____ Excerpted records

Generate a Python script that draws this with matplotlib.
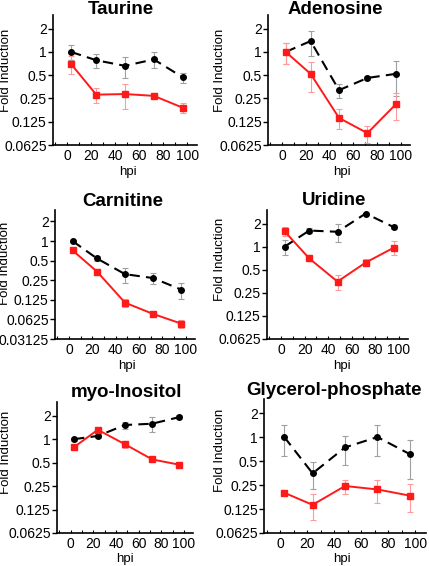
import matplotlib
matplotlib.use('Agg')
import matplotlib.pyplot as plt
from matplotlib.ticker import FixedLocator, FixedFormatter, MultipleLocator

plt.rcParams['font.family'] = ['Liberation Sans', 'DejaVu Sans']

hpi = [3, 24, 48, 72, 96]

titles = ['Taurine', 'Adenosine', 'Carnitine', 'Uridine', 'myo-Inositol', 'Glycerol-phosphate']

black_vals = [
    [1.0, 0.78, 0.66, 0.80, 0.47],
    [1.0, 1.38, 0.32, 0.46, 0.52],
    [1.0, 0.54, 0.31, 0.27, 0.18],
    [1.0, 1.62, 1.56, 2.7, 1.79],
    [1.0, 1.10, 1.52, 1.58, 1.92],
    [1.0, 0.35, 0.74, 1.0, 0.61],
]
black_err = [
    [0.22, 0.17, 0.20, 0.19, 0.07],
    [0.30, 0.50, 0.07, 0.03, 0.25],
    [0.03, 0.04, 0.08, 0.05, 0.05],
    [0.22, 0.12, 0.40, 0.08, 0.10],
    [0.05, 0.06, 0.15, 0.35, 0.12],
    [0.42, 0.13, 0.30, 0.43, 0.31],
]
red_vals = [
    [0.70, 0.28, 0.285, 0.27, 0.19],
    [1.0, 0.52, 0.14, 0.089, 0.21],
    [0.72, 0.34, 0.113, 0.076, 0.054],
    [1.58, 0.70, 0.35, 0.62, 0.97],
    [0.79, 1.32, 0.86, 0.55, 0.47],
    [0.20, 0.141, 0.243, 0.22, 0.184],
]
red_err = [
    [0.18, 0.06, 0.10, 0.02, 0.03],
    [0.30, 0.22, 0.04, 0.022, 0.08],
    [0.05, 0.03, 0.015, 0.006, 0.008],
    [0.20, 0.05, 0.08, 0.06, 0.20],
    [0.05, 0.08, 0.10, 0.04, 0.03],
    [0.005, 0.05, 0.05, 0.07, 0.07],
]

# layout in pixels
W, H = 429, 566
boxes = [  # left, top, width, bottom
    (53, 15, 144, 145),
    (268, 15, 142, 145),
    (55, 210, 140, 339),
    (267, 210, 141, 339),
    (57, 402, 136, 533),
    (264, 399, 162, 533),
]
title_xy = [(121, 14), (335, 14), (123, 206), (334, 205), (126, 397), (334, 395)]
ylab_xy = [(6, 70), (220, 70), (5, 263), (220, 259), (6, 452), (220, 450)]
xlab_xy = [(128, 172), (342, 172), (127, 366), (342, 366), (125, 559), (342, 559)]
ylows = [0.0625, 0.0625, 0.03125, 0.0625, 0.0625, 0.0625]


def fx(px):
    return px / W


def fy(py):
    return 1 - py / H


fig = plt.figure(figsize=(W / 100, H / 100), dpi=100)

for i in range(6):
    l, t, w, b = boxes[i]
    ax = fig.add_axes([fx(l), fy(b), w / W, (b - t) / H])
    ax.errorbar(hpi, black_vals[i], yerr=black_err[i], color='black', ls=(0, (5, 3)),
                lw=1.5, marker='o', ms=4, ecolor='#a0a0a0', elinewidth=0.8,
                capsize=2, capthick=0.8, zorder=2, clip_on=False)
    ax.errorbar(hpi, red_vals[i], yerr=red_err[i], color='#ff1a1a', ls='-',
                lw=1.4, marker='s', ms=4, ecolor='#ff9a9a', elinewidth=0.8,
                capsize=2, capthick=0.8, zorder=3, clip_on=False)
    ax.set_yscale('log')
    ylo = ylows[i]
    ax.set_ylim(ylo, 3.0)
    ax.set_xlim(-12, 108)
    yt = [0.03125, 0.0625, 0.125, 0.25, 0.5, 1, 2]
    yl = ['0.03125', '0.0625', '0.125', '0.25', '0.5', '1', '2']
    if ylo > 0.04:
        yt, yl = yt[1:], yl[1:]
    ax.yaxis.set_major_locator(FixedLocator(yt))
    ax.yaxis.set_major_formatter(FixedFormatter(yl))
    ax.yaxis.set_minor_locator(FixedLocator([]))
    ax.xaxis.set_major_locator(FixedLocator([0, 20, 40, 60, 80, 100]))
    ax.xaxis.set_minor_locator(MultipleLocator(10))
    ax.tick_params(axis='y', direction='out', length=3.5, width=1, labelsize=10, pad=1)
    ax.tick_params(axis='x', which='both', direction='in', length=2.5, width=0.8,
                   labelsize=10, pad=3)
    ax.spines['top'].set_visible(False)
    ax.spines['right'].set_visible(False)
    ax.spines['left'].set_linewidth(1.2)
    ax.spines['bottom'].set_linewidth(1.2)

    tx, ty = title_xy[i]
    fig.text(fx(tx), fy(ty), titles[i], fontsize=13.5, fontweight='bold',
             ha='center', va='baseline')
    ax.set_ylabel('Fold Induction', fontsize=9.5, va='center', ha='center')
    ax.yaxis.set_label_coords(fx(ylab_xy[i][0]), fy(ylab_xy[i][1]), transform=fig.transFigure)
    ax.set_xlabel('hpi', fontsize=9.5, va='center', ha='center')
    ax.xaxis.set_label_coords(fx(xlab_xy[i][0]), fy(xlab_xy[i][1]), transform=fig.transFigure)

fig.savefig('out.png', dpi=100)
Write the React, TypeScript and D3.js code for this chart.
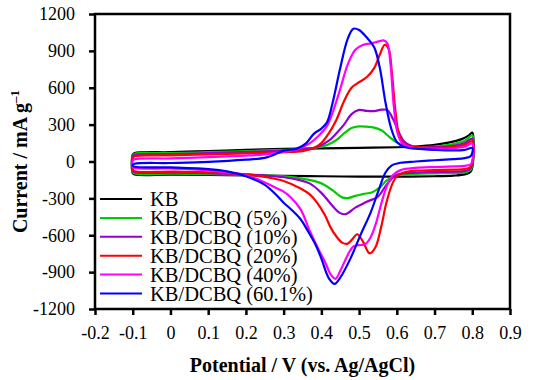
import React, { useEffect, useRef } from 'react';
import * as d3 from 'd3';

type Pt = [number, number];

// potential (V) vs current (mA/g), forward (anodic) and reverse (cathodic) scans
const kbForward: Pt[] = [[-0.1, 55], [-0.095, 68], [0, 76], [0.1, 85], [0.2, 95], [0.3, 102], [0.4, 107], [0.5, 111], [0.6, 116], [0.65, 122], [0.7, 135], [0.74, 155], [0.77, 180], [0.79, 210], [0.8, 235]];
const kbReverse: Pt[] = [[0.8, -50], [0.795, -85], [0.78, -105], [0.75, -115], [0.7, -120], [0.6, -123], [0.5, -123], [0.4, -120], [0.3, -117], [0.2, -113], [0.1, -110], [0, -107], [-0.095, -106], [-0.1, -95]];

const dcbq5Forward: Pt[] = [[-0.1, 45], [-0.095, 62], [0, 68], [0.1, 76], [0.2, 85], [0.3, 95], [0.36, 103], [0.4, 120], [0.42, 140], [0.44, 175], [0.46, 228], [0.48, 272], [0.5, 285], [0.52, 283], [0.54, 276], [0.56, 252], [0.58, 200], [0.6, 155], [0.62, 128], [0.65, 116], [0.7, 122], [0.75, 142], [0.78, 168], [0.8, 212]];
const dcbq5Reverse: Pt[] = [[0.8, -35], [0.795, -70], [0.78, -88], [0.75, -93], [0.7, -96], [0.65, -100], [0.6, -115], [0.575, -150], [0.555, -210], [0.535, -250], [0.51, -265], [0.49, -280], [0.47, -298], [0.455, -292], [0.43, -235], [0.4, -178], [0.36, -145], [0.3, -120], [0.2, -108], [0.1, -103], [0, -99], [-0.095, -97], [-0.1, -85]];

const dcbq10Forward: Pt[] = [[-0.1, 38], [-0.095, 52], [0, 60], [0.1, 68], [0.2, 78], [0.3, 88], [0.36, 100], [0.39, 120], [0.42, 170], [0.44, 230], [0.46, 300], [0.48, 385], [0.5, 420], [0.52, 412], [0.54, 410], [0.56, 422], [0.575, 418], [0.59, 345], [0.605, 240], [0.62, 160], [0.64, 125], [0.7, 117], [0.75, 128], [0.78, 150], [0.8, 185]];
const dcbq10Reverse: Pt[] = [[0.8, -20], [0.795, -58], [0.78, -78], [0.75, -82], [0.7, -86], [0.65, -90], [0.6, -108], [0.575, -180], [0.55, -285], [0.52, -328], [0.49, -375], [0.465, -428], [0.45, -420], [0.435, -380], [0.4, -255], [0.37, -180], [0.34, -150], [0.3, -128], [0.2, -105], [0.1, -95], [0, -90], [-0.095, -88], [-0.1, -75]];

const dcbq20Forward: Pt[] = [[-0.1, 28], [-0.095, 42], [0, 50], [0.1, 58], [0.2, 66], [0.3, 76], [0.35, 85], [0.38, 110], [0.4, 150], [0.42, 230], [0.44, 340], [0.46, 490], [0.48, 600], [0.5, 645], [0.52, 685], [0.54, 760], [0.555, 870], [0.568, 950], [0.578, 920], [0.587, 720], [0.596, 420], [0.606, 220], [0.62, 140], [0.64, 122], [0.7, 112], [0.75, 118], [0.78, 135], [0.8, 165]];
const dcbq20Reverse: Pt[] = [[0.8, -12], [0.795, -45], [0.78, -62], [0.75, -66], [0.7, -70], [0.65, -75], [0.62, -88], [0.6, -120], [0.587, -190], [0.572, -340], [0.558, -540], [0.543, -700], [0.528, -748], [0.51, -650], [0.495, -592], [0.48, -640], [0.468, -670], [0.455, -660], [0.44, -610], [0.425, -540], [0.41, -440], [0.39, -340], [0.37, -270], [0.345, -220], [0.3, -158], [0.25, -125], [0.2, -105], [0.1, -88], [0, -82], [-0.095, -80], [-0.1, -65]];

const dcbq40Forward: Pt[] = [[-0.1, 5], [-0.095, 18], [0, 25], [0.1, 35], [0.2, 48], [0.25, 58], [0.3, 78], [0.34, 105], [0.37, 150], [0.395, 215], [0.415, 290], [0.43, 400], [0.45, 590], [0.47, 790], [0.49, 910], [0.51, 948], [0.53, 960], [0.55, 975], [0.565, 985], [0.575, 960], [0.583, 800], [0.592, 450], [0.602, 230], [0.615, 145], [0.635, 118], [0.7, 103], [0.75, 108], [0.78, 120], [0.8, 145]];
const dcbq40Reverse: Pt[] = [[0.8, 0], [0.795, -25], [0.78, -35], [0.75, -40], [0.7, -45], [0.65, -52], [0.61, -70], [0.59, -110], [0.575, -190], [0.56, -330], [0.545, -500], [0.53, -620], [0.515, -675], [0.5, -680], [0.485, -690], [0.47, -760], [0.45, -890], [0.437, -955], [0.425, -920], [0.41, -820], [0.39, -700], [0.37, -570], [0.345, -390], [0.32, -295], [0.3, -245], [0.28, -215], [0.25, -170], [0.2, -112], [0.1, -72], [0, -57], [-0.095, -52], [-0.1, -40]];

const dcbq60Forward: Pt[] = [[-0.1, -28], [-0.095, -18], [0, -12], [0.1, -3], [0.2, 15], [0.25, 30], [0.27, 50], [0.3, 88], [0.335, 105], [0.36, 150], [0.38, 225], [0.4, 268], [0.415, 320], [0.43, 480], [0.45, 760], [0.47, 1000], [0.485, 1080], [0.5, 1070], [0.52, 1010], [0.54, 930], [0.555, 760], [0.57, 480], [0.585, 270], [0.6, 160], [0.62, 118], [0.65, 105], [0.7, 95], [0.75, 90], [0.78, 95], [0.8, 110]];
const dcbq60Reverse: Pt[] = [[0.8, 72], [0.795, 42], [0.78, 28], [0.75, 20], [0.7, 10], [0.65, 0], [0.61, -10], [0.585, -35], [0.57, -90], [0.55, -250], [0.53, -420], [0.504, -596], [0.477, -790], [0.45, -945], [0.435, -995], [0.42, -950], [0.4, -790], [0.385, -680], [0.365, -570], [0.345, -470], [0.32, -390], [0.3, -335], [0.28, -270], [0.25, -190], [0.2, -120], [0.15, -80], [0.1, -62], [0, -48], [-0.095, -43], [-0.1, -35]];

const seriesNames = ['KB', 'KB/DCBQ (5%)', 'KB/DCBQ (10%)', 'KB/DCBQ (20%)', 'KB/DCBQ (40%)', 'KB/DCBQ (60.1%)'];
const seriesColors = ['#000000', '#00cc00', '#9400d3', '#ff0000', '#ff00ff', '#0000ff'];
const seriesData: Pt[][][] = [
  [kbForward, kbReverse],
  [dcbq5Forward, dcbq5Reverse],
  [dcbq10Forward, dcbq10Reverse],
  [dcbq20Forward, dcbq20Reverse],
  [dcbq40Forward, dcbq40Reverse],
  [dcbq60Forward, dcbq60Reverse],
];

const xTickValues = [-0.2, -0.1, 0, 0.1, 0.2, 0.3, 0.4, 0.5, 0.6, 0.7, 0.8, 0.9];
const xTickLabels = ['-0.2', '-0.1', '0', '0.1', '0.2', '0.3', '0.4', '0.5', '0.6', '0.7', '0.8', '0.9'];
const yTickValues = [-1200, -900, -600, -300, 0, 300, 600, 900, 1200];
const yTickLabels = ['-1200', '-900', '-600', '-300', '0', '300', '600', '900', '1200'];

const W = 534;
const H = 380;
const margin = { top: 14, right: 24, bottom: 71, left: 95 };
const font = '"Liberation Serif", "Times New Roman", serif';

const App: React.FC = () => {
  const svgRef = useRef<SVGSVGElement>(null);

  useEffect(() => {
    const svg = d3.select(svgRef.current);
    svg.selectAll('*').remove();

    const x = d3.scaleLinear().domain([-0.2, 0.9]).range([margin.left, W - margin.right]);
    const y = d3.scaleLinear().domain([-1200, 1200]).range([H - margin.bottom, margin.top]);

    const line = d3.line<Pt>()
      .x(d => x(d[0]))
      .y(d => y(d[1]))
      .curve(d3.curveCatmullRomClosed.alpha(0.5));

    // CV loops
    seriesData.forEach((s, i) => {
      svg.append('path')
        .datum([...s[0], ...s[1]])
        .attr('d', line)
        .attr('fill', 'none')
        .attr('stroke', seriesColors[i])
        .attr('stroke-width', 2.2)
        .attr('stroke-linejoin', 'round');
    });

    // x axis
    const xAxis = svg.append('g')
      .attr('transform', `translate(0,${H - margin.bottom})`)
      .call(d3.axisBottom(x).tickValues(xTickValues).tickSize(6).tickPadding(11)
        .tickFormat((_d, i) => xTickLabels[i]));
    xAxis.select('.domain').remove();
    xAxis.selectAll('line').attr('stroke', '#000').attr('stroke-width', 2.5);
    xAxis.selectAll('text').attr('font-family', font).attr('font-size', 18).attr('fill', '#000');

    // y axis
    const yAxis = svg.append('g')
      .attr('transform', `translate(${margin.left},0)`)
      .call(d3.axisLeft(y).tickValues(yTickValues).tickSize(6).tickPadding(14)
        .tickFormat((_d, i) => yTickLabels[i]));
    yAxis.select('.domain').remove();
    yAxis.selectAll('line').attr('stroke', '#000').attr('stroke-width', 2.5);
    yAxis.selectAll('text').attr('font-family', font).attr('font-size', 18).attr('fill', '#000');

    // frame
    svg.append('rect')
      .attr('x', margin.left)
      .attr('y', margin.top)
      .attr('width', W - margin.left - margin.right)
      .attr('height', H - margin.top - margin.bottom)
      .attr('fill', 'none')
      .attr('stroke', '#000')
      .attr('stroke-width', 2.5);

    // legend
    const legend = svg.append('g');
    seriesNames.forEach((name, i) => {
      const ly = 199 + i * 18.9;
      legend.append('line')
        .attr('x1', 100).attr('x2', 142)
        .attr('y1', ly).attr('y2', ly)
        .attr('stroke', seriesColors[i])
        .attr('stroke-width', 2);
      legend.append('text')
        .attr('x', 150).attr('y', ly)
        .attr('dy', '0.35em')
        .attr('font-family', font)
        .attr('font-size', 20.5)
        .attr('fill', '#000')
        .text(name);
    });

    // axis titles
    svg.append('text')
      .attr('x', (margin.left + W - margin.right) / 2)
      .attr('y', 372)
      .attr('text-anchor', 'middle')
      .attr('font-family', font)
      .attr('font-size', 20)
      .attr('font-weight', 'bold')
      .text('Potential / V (vs. Ag/AgCl)');

    const yt = svg.append('text')
      .attr('transform', `translate(27,${(margin.top + H - margin.bottom) / 2}) rotate(-90)`)
      .attr('text-anchor', 'middle')
      .attr('font-family', font)
      .attr('font-size', 20)
      .attr('font-weight', 'bold');
    yt.append('tspan').text('Current / mA g');
    yt.append('tspan').attr('font-size', 13).attr('dy', -8).text('\u20131');
  }, []);

  return (
    <svg ref={svgRef} width={W} height={H} style={{ position: 'absolute', left: 0, top: 0, background: '#fff' }} />
  );
};

export default App;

________

_Task prompt_: Repeat exactly, and only, the lines from the one containing "Write the React, TypeScript" through the one containing "type Pt = [number, number];", both included, without the pictures.

_Answer in full_:
Write the React, TypeScript and D3.js code for this chart.
import React, { useEffect, useRef } from 'react';
import * as d3 from 'd3';

type Pt = [number, number];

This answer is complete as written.